The invention also relates to a method for transmitting SBAS correction and integrity data to an SBAS satellite, comprising: producing, by a GBAS processor, formatted integrated system data comprising GBAS raw augmentation data; receiving, by an SBAS master station, SBAS augmentation data from an SBAS receiver and the formatted integrated system correction and integrity data from a communication network; formatting, by the SBAS master station, SBAS correction and integrity data using the SBAS augmentation data and the GBAS differential correction and integrity data; and transmitting the SBAS correction and integrity data to an SBAS satellite by the SBAS master station.

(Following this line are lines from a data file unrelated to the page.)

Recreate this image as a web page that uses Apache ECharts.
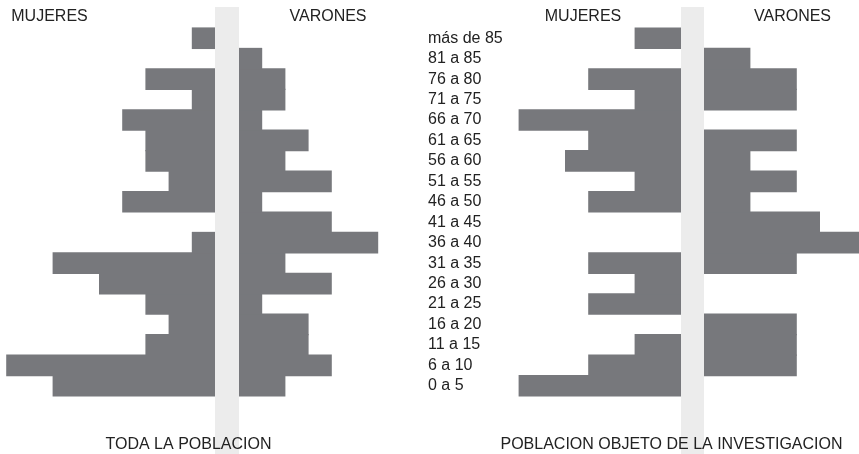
<!DOCTYPE html>
<html>
<head>
<meta charset="utf-8">
<script src="https://cdn.jsdelivr.net/npm/echarts@6/dist/echarts.min.js"></script>
<style>
html,body{margin:0;padding:0;background:#fff;}
#c{width:859px;height:454px;}
</style>
</head>
<body>
<div id="c"></div>
<script>
// Age groups, bottom to top
const categories = ["0 a 5","6 a 10","11 a 15","16 a 20","21 a 25","26 a 30","31 a 35","36 a 40","41 a 45","46 a 50","51 a 55","56 a 60","61 a 65","66 a 70","71 a 75","76 a 80","81 a 85","más de 85"];
// TODA LA POBLACION
const totalMujeres = [7,9,3,2,3,5,7,1,0,4,2,3,3,4,1,3,0,1];
const totalVarones = [2,4,3,3,1,4,2,6,4,1,4,2,3,1,2,2,1,0];
// POBLACION OBJETO DE LA INVESTIGACION
const objetoMujeres = [7,4,2,0,4,2,4,0,0,4,2,5,4,7,2,4,0,2];
const objetoVarones = [0,4,4,4,0,0,4,7,5,2,4,2,4,0,4,4,2,0];

const titlesTop = ["MUJERES","VARONES","MUJERES","VARONES"];
const titlesBottom = ["TODA LA POBLACION","POBLACION OBJETO DE LA INVESTIGACION"];

const U = 23.2;
const TOP = 28, H = 368;
const FONT = '"Liberation Sans", Arial, sans-serif';
const BAR = '#77787c';
const BAND = '#ececec';
const TXT = '#222222';

const grids = [
  {left: 0, top: TOP, width: 215, height: H},
  {left: 239, top: TOP, width: 10*U, height: H},
  {left: 681 - 10*U, top: TOP, width: 10*U, height: H},
  {left: 704, top: TOP, width: 155, height: H},
  {left: 428, top: TOP, width: 1, height: H}
];
const xMax = [215/U, 10, 10, 155/U, 1];
const xInv = [true, false, true, false, false];

const xAxes = grids.map((g,i)=>({
  gridIndex: i, type: 'value', min: 0, max: xMax[i], inverse: xInv[i], show: false
}));
const yAxes = grids.map((g,i)=>({
  gridIndex: i, type: 'category', data: categories, show: i === 4,
  axisLine: {show: false, onZero: false}, axisTick: {show: false}, splitLine: {show: false},
  axisLabel: {show: i === 4, interval: 0, margin: 0, align: 'left', fontSize: 16, fontFamily: FONT, color: TXT}
}));
const dataSets = [totalMujeres, totalVarones, objetoMujeres, objetoVarones];
const series = dataSets.map((d,i)=>({
  type: 'bar', xAxisIndex: i, yAxisIndex: i,
  data: d.map(v => v === 0 ? '-' : v),
  barWidth: H / categories.length + 1.2,
  itemStyle: {color: BAR},
  silent: true, clip: false, animation: false
}));

const topX = [49.5, 328, 583, 792.5];
const bottomX = [188.5, 671.5];
const graphic = [
  {type: 'rect', z: -10, shape: {x: 215, y: 7, width: 24, height: 447}, style: {fill: BAND}},
  {type: 'rect', z: -10, shape: {x: 681, y: 7, width: 23, height: 447}, style: {fill: BAND}}
];
titlesTop.forEach((t,i)=>graphic.push({type:'text', z: 10, x: topX[i], y: 17,
  style:{text:t, fill:TXT, font:'16px ' + FONT, textAlign:'center', textVerticalAlign:'middle'}}));
titlesBottom.forEach((t,i)=>graphic.push({type:'text', z: 10, x: bottomX[i], y: 445,
  style:{text:t, fill:TXT, font:'16px ' + FONT, textAlign:'center', textVerticalAlign:'middle'}}));

const chart = echarts.init(document.getElementById('c'), null, {renderer: 'canvas'});
chart.setOption({
  animation: false,
  backgroundColor: '#ffffff',
  grid: grids.map(g=>Object.assign({containLabel:false}, g)),
  xAxis: xAxes,
  yAxis: yAxes,
  series: series,
  graphic: graphic
});
</script>
</body>
</html>
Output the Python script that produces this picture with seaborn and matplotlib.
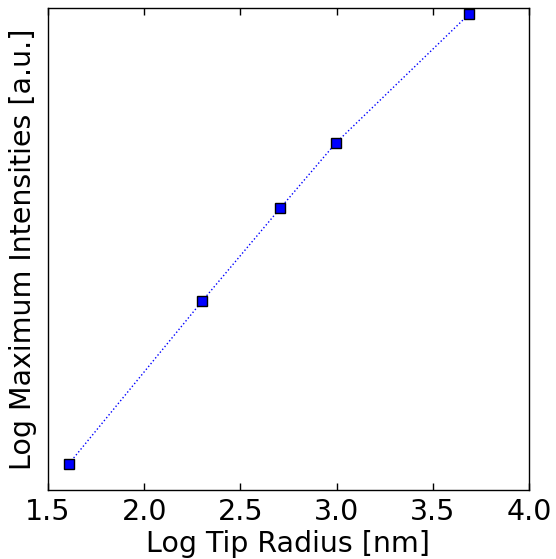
import numpy as np
import pandas as pd
import matplotlib
matplotlib.use("Agg")
import matplotlib.pyplot as plt
import seaborn as sns

# data
log_tip_radius = [1.609, 2.303, 2.708, 2.996, 3.689]
log_max_intensity = [10.00, 11.63, 12.557, 13.207, 14.497]
x_ticks = [1.5, 2.0, 2.5, 3.0, 3.5, 4.0]

sns.set_style("white")
plt.rcParams['font.family'] = ['DejaVu Sans']
plt.rcParams['text.color'] = 'black'
plt.rcParams['axes.labelcolor'] = 'black'
plt.rcParams['xtick.color'] = 'black'
plt.rcParams['ytick.color'] = 'black'

df = pd.DataFrame({"x": log_tip_radius, "y": log_max_intensity})

fig = plt.figure(figsize=(5.56, 5.59), dpi=100)
ax = fig.add_axes([48/556, 1 - 490/559, (529 - 48)/556, (490 - 8)/559])

sns.lineplot(data=df, x="x", y="y", ax=ax, color="blue", linestyle=":",
             linewidth=1, marker="s", markersize=7, markerfacecolor="blue",
             markeredgecolor="black", markeredgewidth=1)

fs = 20.5
ax.set_xlim(1.5, 4.0)
ax.set_ylim(9.737, 14.557)
ax.set_xticks(x_ticks)
ax.set_xticklabels([f"{t:.1f}" for t in x_ticks])
ax.set_yticks([])
ax.tick_params(axis="x", direction="in", top=True, bottom=True, length=5,
               width=1, labelsize=fs, pad=6, color="black", labelcolor="black")
ax.set_xlabel("Log Tip Radius [nm]", fontsize=fs, labelpad=3, color="black")
ax.set_ylabel("Log Maximum Intensities [a.u.]", fontsize=fs, labelpad=8, color="black")
for s in ax.spines.values():
    s.set_color("black")
    s.set_linewidth(1)

fig.savefig("out.png", dpi=100)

Finally, the invention also relates to a method for operating an integrated SBAS-GBAS system that comprises a GBAS and an SBAS, the method comprising: receiving navigation satellite data by a GBAS receiver and an SBAS receiver; formatting GBAS raw augmentation data from the navigation satellite data by the GBAS receiver; transmitting, by the GBAS receiver, GBAS raw augmentation data to a GBAS processor; formatting GBAS raw augmentation data into formatted GBAS differential correction and integrity data by the GBAS processor; transmitting the formatted GBAS differential correction and integrity data to an interconnecting system communication network; formatting SBAS augmentation data from the navigation satellite data by the SBAS receiver; transmitting, by the SBAS receiver, SBAS augmentation data to an SBAS master station; receiving, by the SBAS master station, formatted GBAS differential correction and integrity data from the interconnecting system communication network; formatting, by the SBAS master station, SBAS correction and integrity data using the SBAS augmentation data and the GBAS differential correction and integrity data; and transmitting the SBAS correction and integrity data to an SBAS satellite by the SBAS master station.